FYI, I didn't pay much more than the "free" price at Marshalls. The Disney programs were $7.99 each. ;)

03-31-2003, 10:13 PM
Yeah the 'free' price has been upped. I paid $3 for shipping when I got it for 'free' for Christmas 2001. Still, I can't find it cheaper elsewhere and there's no tax.

My daughter has the opposite problem: she can click the mouse but doesn't quite know how to aim it properly so she always ends up in segments of the program she didn't intend. Then I hear the plaintive cries of, "Mama, want the shapes!" or "Mama, want the trains!", etc. etc. But she does love the programs. She has actually booted my husband and myself off the computer to play her 'computer game'. This is when you realize that your 'free' software has actually cost you the price of another computer. :-) LOL, have you seen those Barbie and Hot Wheels computers for $500? We may have to end up getting one!!!!! Fortunately I haven't seen that any of this kids software requires large amounts of memory, hard disc space, graphic cards, etc.

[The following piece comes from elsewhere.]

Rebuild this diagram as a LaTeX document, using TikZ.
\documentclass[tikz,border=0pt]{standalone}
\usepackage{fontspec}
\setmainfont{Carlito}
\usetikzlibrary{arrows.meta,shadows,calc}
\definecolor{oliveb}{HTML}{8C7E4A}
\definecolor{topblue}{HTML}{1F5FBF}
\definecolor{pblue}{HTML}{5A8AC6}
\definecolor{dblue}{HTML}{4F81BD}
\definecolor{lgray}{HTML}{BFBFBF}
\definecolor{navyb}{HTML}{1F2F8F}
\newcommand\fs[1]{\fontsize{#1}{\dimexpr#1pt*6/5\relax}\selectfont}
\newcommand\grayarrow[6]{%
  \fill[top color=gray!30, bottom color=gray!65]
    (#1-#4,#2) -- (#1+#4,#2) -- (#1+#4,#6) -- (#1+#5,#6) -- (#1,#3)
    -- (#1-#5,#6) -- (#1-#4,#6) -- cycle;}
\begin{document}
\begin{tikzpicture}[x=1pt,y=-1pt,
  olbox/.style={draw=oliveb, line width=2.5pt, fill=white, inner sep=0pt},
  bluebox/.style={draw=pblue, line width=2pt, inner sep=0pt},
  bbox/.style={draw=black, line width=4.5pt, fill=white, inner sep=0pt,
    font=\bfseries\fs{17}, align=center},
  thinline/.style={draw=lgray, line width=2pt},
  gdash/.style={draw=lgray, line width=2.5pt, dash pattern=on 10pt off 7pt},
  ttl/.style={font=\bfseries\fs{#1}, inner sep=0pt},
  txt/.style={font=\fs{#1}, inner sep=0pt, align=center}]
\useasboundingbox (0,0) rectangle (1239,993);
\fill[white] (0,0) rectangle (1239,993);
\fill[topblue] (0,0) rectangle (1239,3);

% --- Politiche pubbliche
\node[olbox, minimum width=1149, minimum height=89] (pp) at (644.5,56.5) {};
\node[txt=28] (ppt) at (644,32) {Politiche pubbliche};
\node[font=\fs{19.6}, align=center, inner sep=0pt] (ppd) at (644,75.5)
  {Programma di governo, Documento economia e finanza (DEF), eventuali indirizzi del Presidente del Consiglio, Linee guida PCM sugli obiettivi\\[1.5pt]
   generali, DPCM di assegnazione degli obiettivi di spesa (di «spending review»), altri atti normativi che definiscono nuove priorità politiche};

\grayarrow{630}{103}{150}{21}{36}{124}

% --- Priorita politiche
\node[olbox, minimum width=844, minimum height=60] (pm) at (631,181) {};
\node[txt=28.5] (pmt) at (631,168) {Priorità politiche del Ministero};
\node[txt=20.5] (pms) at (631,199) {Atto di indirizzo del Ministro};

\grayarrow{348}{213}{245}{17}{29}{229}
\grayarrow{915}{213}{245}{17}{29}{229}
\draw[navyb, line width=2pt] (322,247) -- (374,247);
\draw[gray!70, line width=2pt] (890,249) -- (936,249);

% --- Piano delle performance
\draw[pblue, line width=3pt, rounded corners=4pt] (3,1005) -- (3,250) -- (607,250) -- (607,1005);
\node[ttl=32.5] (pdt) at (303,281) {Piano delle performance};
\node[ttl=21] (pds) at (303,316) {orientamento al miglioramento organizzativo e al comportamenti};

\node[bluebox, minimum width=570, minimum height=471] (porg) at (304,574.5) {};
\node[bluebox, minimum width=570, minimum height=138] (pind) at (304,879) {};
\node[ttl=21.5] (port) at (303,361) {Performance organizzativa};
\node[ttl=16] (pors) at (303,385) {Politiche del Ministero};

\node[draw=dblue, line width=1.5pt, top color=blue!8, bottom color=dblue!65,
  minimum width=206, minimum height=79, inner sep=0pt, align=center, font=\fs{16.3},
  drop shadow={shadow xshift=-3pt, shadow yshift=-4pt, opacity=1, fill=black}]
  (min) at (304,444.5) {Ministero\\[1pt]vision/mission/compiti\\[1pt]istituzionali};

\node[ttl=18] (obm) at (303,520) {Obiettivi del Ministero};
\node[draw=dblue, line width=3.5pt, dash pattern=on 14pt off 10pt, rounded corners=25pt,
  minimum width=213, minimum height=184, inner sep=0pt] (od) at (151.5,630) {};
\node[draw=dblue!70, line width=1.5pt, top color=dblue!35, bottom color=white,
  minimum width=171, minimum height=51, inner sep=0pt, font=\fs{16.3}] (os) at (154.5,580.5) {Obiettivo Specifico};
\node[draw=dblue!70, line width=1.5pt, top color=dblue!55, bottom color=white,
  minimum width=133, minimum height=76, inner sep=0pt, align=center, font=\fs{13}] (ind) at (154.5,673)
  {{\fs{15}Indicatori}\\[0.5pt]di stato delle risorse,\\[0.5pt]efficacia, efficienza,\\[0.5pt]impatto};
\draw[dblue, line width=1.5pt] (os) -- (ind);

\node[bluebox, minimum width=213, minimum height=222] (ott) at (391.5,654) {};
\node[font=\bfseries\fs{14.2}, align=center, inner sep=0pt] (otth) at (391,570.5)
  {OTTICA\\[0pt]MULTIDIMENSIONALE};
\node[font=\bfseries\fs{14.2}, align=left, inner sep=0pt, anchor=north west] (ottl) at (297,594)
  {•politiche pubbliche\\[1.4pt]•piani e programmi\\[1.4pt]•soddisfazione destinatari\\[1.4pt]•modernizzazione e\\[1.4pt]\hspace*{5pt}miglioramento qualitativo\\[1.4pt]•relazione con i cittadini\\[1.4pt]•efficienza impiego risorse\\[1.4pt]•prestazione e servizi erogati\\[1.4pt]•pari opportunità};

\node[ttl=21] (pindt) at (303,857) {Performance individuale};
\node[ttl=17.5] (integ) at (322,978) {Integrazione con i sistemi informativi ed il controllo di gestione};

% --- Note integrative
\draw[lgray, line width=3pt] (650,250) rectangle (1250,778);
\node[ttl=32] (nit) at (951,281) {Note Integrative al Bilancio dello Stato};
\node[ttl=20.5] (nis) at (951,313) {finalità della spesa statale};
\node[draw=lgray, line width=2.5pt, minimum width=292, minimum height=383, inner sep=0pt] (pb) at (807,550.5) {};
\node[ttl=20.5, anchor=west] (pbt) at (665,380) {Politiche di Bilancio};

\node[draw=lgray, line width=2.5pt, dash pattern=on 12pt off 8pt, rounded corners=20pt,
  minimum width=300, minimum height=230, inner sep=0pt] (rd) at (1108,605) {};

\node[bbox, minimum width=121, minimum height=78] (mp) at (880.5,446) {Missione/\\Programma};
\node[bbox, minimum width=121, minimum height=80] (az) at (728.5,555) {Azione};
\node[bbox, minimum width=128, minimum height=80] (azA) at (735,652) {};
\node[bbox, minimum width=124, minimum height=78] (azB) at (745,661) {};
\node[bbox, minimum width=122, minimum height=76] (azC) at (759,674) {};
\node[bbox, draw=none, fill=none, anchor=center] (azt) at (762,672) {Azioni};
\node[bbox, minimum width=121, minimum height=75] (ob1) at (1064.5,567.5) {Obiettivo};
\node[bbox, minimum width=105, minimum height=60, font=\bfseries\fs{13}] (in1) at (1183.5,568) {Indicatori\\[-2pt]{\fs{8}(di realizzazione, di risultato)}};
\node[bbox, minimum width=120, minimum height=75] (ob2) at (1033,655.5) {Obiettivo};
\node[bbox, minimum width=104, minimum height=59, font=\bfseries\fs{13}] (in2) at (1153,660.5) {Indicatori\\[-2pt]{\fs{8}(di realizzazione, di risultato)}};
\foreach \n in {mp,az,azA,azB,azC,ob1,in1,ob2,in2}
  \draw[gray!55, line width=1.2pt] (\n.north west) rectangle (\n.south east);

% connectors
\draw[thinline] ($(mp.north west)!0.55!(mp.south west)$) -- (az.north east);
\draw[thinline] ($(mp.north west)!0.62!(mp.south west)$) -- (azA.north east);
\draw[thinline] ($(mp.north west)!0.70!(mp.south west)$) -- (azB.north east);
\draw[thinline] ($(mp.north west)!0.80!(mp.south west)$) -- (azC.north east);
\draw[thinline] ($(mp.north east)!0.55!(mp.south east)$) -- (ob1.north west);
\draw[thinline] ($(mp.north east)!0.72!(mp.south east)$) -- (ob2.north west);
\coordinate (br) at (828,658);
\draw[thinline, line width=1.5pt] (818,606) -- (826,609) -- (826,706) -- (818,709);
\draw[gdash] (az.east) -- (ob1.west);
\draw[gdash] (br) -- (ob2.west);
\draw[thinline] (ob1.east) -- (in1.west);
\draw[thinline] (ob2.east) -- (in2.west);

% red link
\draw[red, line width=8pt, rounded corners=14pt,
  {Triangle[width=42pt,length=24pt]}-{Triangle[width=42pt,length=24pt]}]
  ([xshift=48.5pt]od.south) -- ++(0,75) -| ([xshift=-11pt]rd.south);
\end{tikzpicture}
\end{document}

I'm just cringing at the thought that one day she will surf the internet. She is already talking about 'doing me-mail' when she randomly pounds away at the keyboard.

On RRT Sarah will especially like the coloring. When you move the mouse the picture colors in, and if you press the keys blotches of color appear. This was the first part of the program my daughter really took to, with popping bubbles being second. After that it took her until about 22 months when she started using the other parts. Now at 28 months she does all of it.

04-01-2003, 07:46 PM
Amazon sells a keyboard made by Little Tikes called the KidBoard. They used to make a cute mouse shaped like their Cozy Coupe, but I think it was recalled. There are other products available. I've only seen the Little Tikes in person, and it was pretty cute.

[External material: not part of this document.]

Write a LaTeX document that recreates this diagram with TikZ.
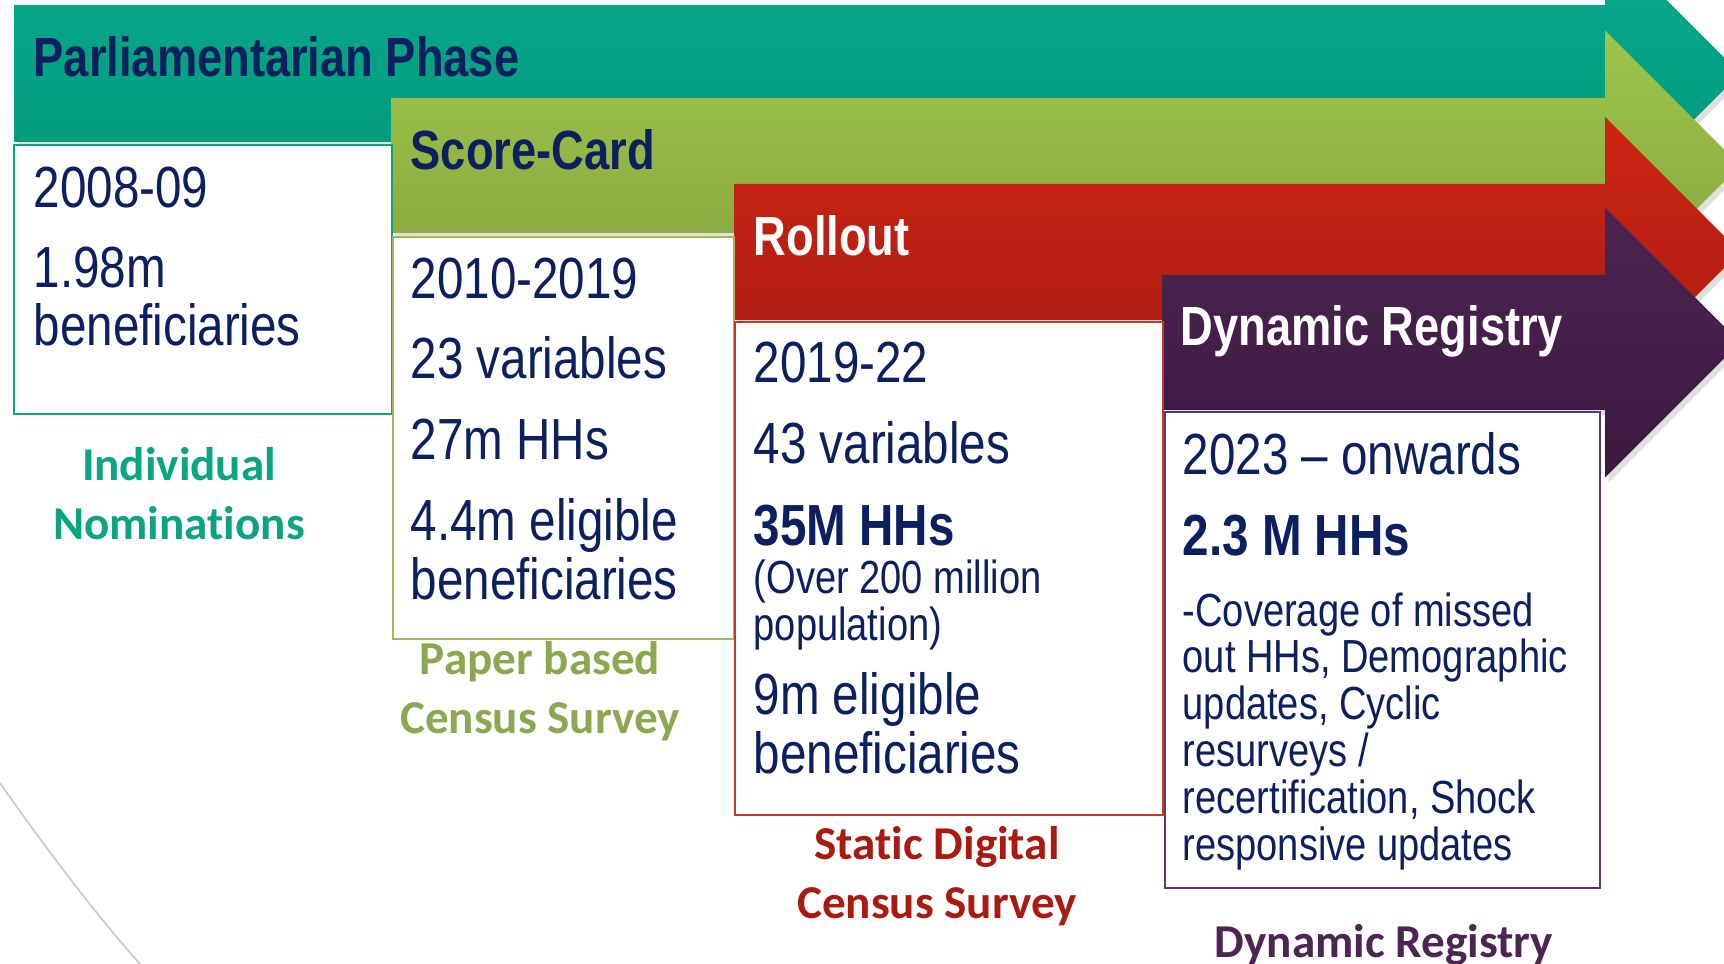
\documentclass[tikz,border=0pt]{standalone}
\usepackage{fontspec}
\setmainfont{Liberation Sans}
\newfontfamily\narrowfont{Liberation Sans}[FakeStretch=0.82, Ligatures=TeX]
\newfontfamily\labelfont{Carlito}[Ligatures=NoCommon]
\usetikzlibrary{shadows}

\definecolor{navytext}{HTML}{0C1F5F}
\definecolor{tealtop}{HTML}{05AD8C}
\definecolor{tealbot}{HTML}{03957A}
\definecolor{tealline}{HTML}{0AA483}
\definecolor{limetop}{HTML}{9EC54B}
\definecolor{limebot}{HTML}{86A43E}
\definecolor{limeline}{HTML}{9BBB59}
\definecolor{redtop}{HTML}{CC2514}
\definecolor{redbot}{HTML}{A91B11}
\definecolor{redline}{HTML}{C0392B}
\definecolor{plumtop}{HTML}{4C2553}
\definecolor{plumbot}{HTML}{3B193E}
\definecolor{plumline}{HTML}{5E3A66}

% block arrow: #1 style, #2 left end, #3 top of body, #4 bottom of body
\newcommand{\phasearrow}[4]{%
  \path[#1] (#2,#3) -- (1605,#3) -- (1605,{(#3+#4)/2-135})
    -- (1740,{(#3+#4)/2}) -- (1605,{(#3+#4)/2+135})
    -- (1605,#4) -- (#2,#4) -- cycle;}

\begin{document}
\begin{tikzpicture}[x=0.01cm, y=-0.01cm,
    arrowbase/.style={drop shadow={opacity=0.25, shadow xshift=1pt, shadow yshift=-1.5pt}},
    boxline/.style={draw=#1, line width=0.6pt, fill=white},
    boxtext/.style={font=\narrowfont\fontsize{16.5}{16.5}\selectfont, text=navytext,
      anchor=base west, inner sep=0pt, align=left},
    smalltext/.style={boxtext, font=\narrowfont\fontsize{13.2}{13.3}\selectfont},
    headtext/.style={font=\narrowfont\bfseries\fontsize{15.7}{15.7}\selectfont,
      anchor=base west, inner sep=0pt},
    labeltext/.style={font=\labelfont\bfseries\fontsize{13.4}{16.5}\selectfont,
      anchor=base, inner sep=0pt, align=center}]
    \useasboundingbox (0,0) rectangle (1724,964);
    \fill[white] (0,0) rectangle (1724,964);
    \clip (0,0) rectangle (1724,964);

    % faint arc in the lower left corner
    \draw[black!20, line width=0.5pt] (0,783) .. controls (40,840) and (95,915) .. (150,975);

    % the four phase arrows, back to front
    \phasearrow{arrowbase, top color=tealtop, bottom color=tealbot}{14}{5}{142}
    \phasearrow{arrowbase, top color=limetop, bottom color=limebot}{391}{98}{233}
    \phasearrow{arrowbase, top color=redtop, bottom color=redbot}{734}{184}{320}
    \phasearrow{arrowbase, top color=plumtop, bottom color=plumbot}{1162}{275}{410}

    % arrow titles
    \node[headtext, text=navytext] (parl) at (33,77) {Parliamentarian Phase};
    \node[headtext, text=navytext] (score) at (410,170) {Score-Card};
    \node[headtext, text=white] (roll) at (753,256) {Rollout};
    \node[headtext, text=white] (dyn) at (1180,346) {Dynamic Registry};

    % boxes under the arrows
    \draw[boxline=tealline] (14,145) rectangle (392,414);
    \draw[boxline=limeline] (393,237) rectangle (734,639);
    \draw[boxline=redline] (735,322) rectangle (1163,815);
    \draw[boxline=plumline] (1165,412) rectangle (1600,888);

    % first box (multi-line nodes sit on their last baseline)
    \node[boxtext] (yr1) at (33,208) {2008-09};
    \node[boxtext] (ben1) at (33,346) {1.98m\\beneficiaries};

    % second box
    \node[boxtext] (yr2) at (410,299) {2010-2019};
    \node[boxtext] (var2) at (410,379) {23 variables};
    \node[boxtext] (hh2) at (410,460) {27m HHs};
    \node[boxtext] (ben2) at (410,599) {4.4m eligible\\beneficiaries};

    % third box
    \node[boxtext] (yr3) at (753,383) {2019-22};
    \node[boxtext] (var3) at (753,464) {43 variables};
    \node[boxtext, font=\narrowfont\bfseries\fontsize{16.5}{16.5}\selectfont] (hh3) at (753,545) {35M HHs};
    \node[smalltext] (pop3) at (753,640) {(Over 200 million\\population)};
    \node[boxtext] (ben3) at (753,773) {9m eligible\\beneficiaries};

    % fourth box
    \node[boxtext] (yr4) at (1182,475) {2023 \textendash{} onwards};
    \node[boxtext, font=\narrowfont\bfseries\fontsize{16.5}{16.5}\selectfont] (hh4) at (1182,555) {2.3 M HHs};
    \node[smalltext] (cov4) at (1182,860) {-Coverage of missed\\out HHs, Demographic\\updates, Cyclic\\resurveys /\\recertification, Shock\\responsive updates};

    % labels under the boxes
    \node[labeltext, text=tealline] (lab1) at (179,539) {Individual\\Nominations};
    \node[labeltext, text=limeline!90!black] (lab2) at (540,733) {Paper based\\Census Survey};
    \node[labeltext, text=redbot] (lab3) at (937,918) {Static Digital\\Census Survey};
    \node[labeltext, text=plumtop] (lab4) at (1384,957) {Dynamic Registry};
\end{tikzpicture}
\end{document}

Mom to Thatcher Bennett 9/10/01

04-11-2003, 03:43 PM
You don't really need to BUY a computer for your toddler. DD got an old laptop that is so old that not even Goodwill wants it. It runs Windows 95 and so can run most of the classic baby games.

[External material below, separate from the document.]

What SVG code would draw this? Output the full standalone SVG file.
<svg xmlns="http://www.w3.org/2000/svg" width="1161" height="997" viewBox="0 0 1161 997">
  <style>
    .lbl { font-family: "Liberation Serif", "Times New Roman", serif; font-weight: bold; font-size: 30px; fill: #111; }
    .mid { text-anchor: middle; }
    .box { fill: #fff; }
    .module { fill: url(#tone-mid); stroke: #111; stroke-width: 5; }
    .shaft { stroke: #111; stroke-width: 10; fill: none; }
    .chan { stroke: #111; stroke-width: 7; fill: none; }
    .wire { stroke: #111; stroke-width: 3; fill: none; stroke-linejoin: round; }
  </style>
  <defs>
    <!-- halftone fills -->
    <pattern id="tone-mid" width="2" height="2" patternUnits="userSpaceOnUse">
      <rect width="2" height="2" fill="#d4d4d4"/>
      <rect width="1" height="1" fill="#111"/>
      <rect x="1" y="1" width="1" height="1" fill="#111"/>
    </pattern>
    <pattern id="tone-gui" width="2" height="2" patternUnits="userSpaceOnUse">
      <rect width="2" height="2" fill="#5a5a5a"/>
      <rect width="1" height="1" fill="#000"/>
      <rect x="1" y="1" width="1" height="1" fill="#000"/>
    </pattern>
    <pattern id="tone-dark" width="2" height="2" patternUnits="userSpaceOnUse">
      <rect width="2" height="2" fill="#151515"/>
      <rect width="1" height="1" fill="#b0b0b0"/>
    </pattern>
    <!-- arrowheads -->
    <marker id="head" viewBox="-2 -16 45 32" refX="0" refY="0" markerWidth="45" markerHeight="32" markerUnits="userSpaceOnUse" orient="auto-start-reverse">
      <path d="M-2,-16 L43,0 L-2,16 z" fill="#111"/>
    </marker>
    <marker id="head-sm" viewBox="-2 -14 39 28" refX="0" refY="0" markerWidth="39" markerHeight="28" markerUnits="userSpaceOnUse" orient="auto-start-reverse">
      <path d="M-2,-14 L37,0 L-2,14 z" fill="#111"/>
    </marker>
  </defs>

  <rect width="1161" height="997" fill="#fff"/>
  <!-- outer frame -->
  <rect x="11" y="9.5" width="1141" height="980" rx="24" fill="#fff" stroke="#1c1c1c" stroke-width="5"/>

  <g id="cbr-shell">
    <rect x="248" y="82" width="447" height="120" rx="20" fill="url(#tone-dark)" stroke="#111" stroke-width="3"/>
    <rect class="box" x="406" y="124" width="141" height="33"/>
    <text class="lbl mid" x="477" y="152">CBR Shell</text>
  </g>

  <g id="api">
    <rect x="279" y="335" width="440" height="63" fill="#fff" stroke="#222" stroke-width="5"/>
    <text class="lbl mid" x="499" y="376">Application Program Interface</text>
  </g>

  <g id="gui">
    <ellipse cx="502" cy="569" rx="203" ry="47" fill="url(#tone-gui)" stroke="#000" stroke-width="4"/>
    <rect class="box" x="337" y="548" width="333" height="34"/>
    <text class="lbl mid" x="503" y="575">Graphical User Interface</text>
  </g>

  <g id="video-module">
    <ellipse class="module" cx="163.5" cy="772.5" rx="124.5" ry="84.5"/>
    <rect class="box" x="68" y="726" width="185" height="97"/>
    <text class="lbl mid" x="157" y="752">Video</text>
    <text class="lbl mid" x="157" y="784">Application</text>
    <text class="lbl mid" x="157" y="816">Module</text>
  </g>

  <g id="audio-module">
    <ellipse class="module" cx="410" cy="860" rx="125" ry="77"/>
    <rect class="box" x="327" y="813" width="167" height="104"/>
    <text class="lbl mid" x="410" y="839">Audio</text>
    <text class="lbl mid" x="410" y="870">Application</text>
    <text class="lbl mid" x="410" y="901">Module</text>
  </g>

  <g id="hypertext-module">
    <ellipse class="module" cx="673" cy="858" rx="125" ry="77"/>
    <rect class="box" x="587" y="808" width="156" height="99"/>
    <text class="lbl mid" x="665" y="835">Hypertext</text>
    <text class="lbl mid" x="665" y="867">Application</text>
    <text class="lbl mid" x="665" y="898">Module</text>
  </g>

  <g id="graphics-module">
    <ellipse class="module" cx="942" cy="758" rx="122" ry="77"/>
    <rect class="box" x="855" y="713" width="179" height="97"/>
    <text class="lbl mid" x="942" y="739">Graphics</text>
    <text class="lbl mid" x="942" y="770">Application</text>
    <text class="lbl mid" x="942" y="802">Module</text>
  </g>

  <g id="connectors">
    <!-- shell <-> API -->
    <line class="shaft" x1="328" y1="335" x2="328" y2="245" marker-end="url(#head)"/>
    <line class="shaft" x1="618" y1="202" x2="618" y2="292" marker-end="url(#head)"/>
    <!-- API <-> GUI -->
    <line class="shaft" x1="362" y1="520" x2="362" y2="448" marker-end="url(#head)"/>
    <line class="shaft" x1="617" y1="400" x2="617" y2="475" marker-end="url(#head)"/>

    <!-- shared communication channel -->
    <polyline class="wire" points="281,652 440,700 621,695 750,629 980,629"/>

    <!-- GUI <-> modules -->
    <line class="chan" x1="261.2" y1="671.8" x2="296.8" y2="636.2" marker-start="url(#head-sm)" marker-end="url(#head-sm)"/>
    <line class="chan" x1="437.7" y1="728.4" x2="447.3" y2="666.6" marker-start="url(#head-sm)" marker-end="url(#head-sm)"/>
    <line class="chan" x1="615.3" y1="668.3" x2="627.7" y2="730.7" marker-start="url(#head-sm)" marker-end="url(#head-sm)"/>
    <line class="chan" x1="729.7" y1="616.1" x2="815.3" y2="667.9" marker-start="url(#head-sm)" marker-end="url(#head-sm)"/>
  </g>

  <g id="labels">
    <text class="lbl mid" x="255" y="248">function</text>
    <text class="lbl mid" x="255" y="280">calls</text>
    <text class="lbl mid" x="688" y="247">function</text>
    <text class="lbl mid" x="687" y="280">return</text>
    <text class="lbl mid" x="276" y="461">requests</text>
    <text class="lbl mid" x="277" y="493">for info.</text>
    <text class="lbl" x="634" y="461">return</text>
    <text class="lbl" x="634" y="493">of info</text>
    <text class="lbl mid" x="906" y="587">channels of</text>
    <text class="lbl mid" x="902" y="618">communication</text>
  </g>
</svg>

If you don't have one of those, maybe your company or a friend does, and is just looking for someplace to get rid of it.

DD's first keyboard was one from the office that broke, and thus was just taking up space in the back room. Our IT guy cut off the cable and delivered it to our beaming toddler. :)

04-13-2003, 09:44 PM
Auctually there are several different website addresses for esmart store, and they all offer different shipping costs. Go to
http://www.smart-estore.com/default.asp?storeid=250989&c=WINF004 and the shipping rate is $3.95 (the game is still free). We have used them three times and are very pleased with all our games. I have seen the same games in the store for between $7.95 and $19.99. They are a great value!!


04-26-2003, 04:42 PM
If you (or anyone else) still is interested in the add-on keyboard, it's called the Baby Smartronics Computer Learning System by Fisher Price. (I had trouble finding it & think I ended up buying it through the company.) It's for 9-months & up. I would definitely recommend it for that age-group, but my DD did enjoy it at about age 2, I believe. At almost 3, she still has trouble w/ the "grown-up" mouse. W/ her own keyboard, she was able to use the computer independently. Another plus is that the CD that comes with it is very educational, working on numbers, letters, shapes, etc. On the down side, there's only 1 CD that can be used w/ it (although it contains 3 levels). Another negative is that it can be a pain to get it adjusted just right over the adult keyboard. (Also, one of the buttons didn't work properly, but my DH fixed the problem.)Lately I've been too lazy to deal with it, but you've motivated me to give it another try! My DD really does enjoy it, & it is cute! Bottom line--I would have gotten more use out of it if I had bought it earlier, but I don't regret the purchase.

I hope this helps someone!

08-11-2003, 05:31 PM
The friend who loaned us Jumpstart Toddlers classic software (highly recommend) said they tried various kids stuff and eventually settled on a laptop mouse for their 3-year-old as easiest for him to handle. (I haven't gotten one myself yet, and our son is having trouble with my logitech optical mouse.)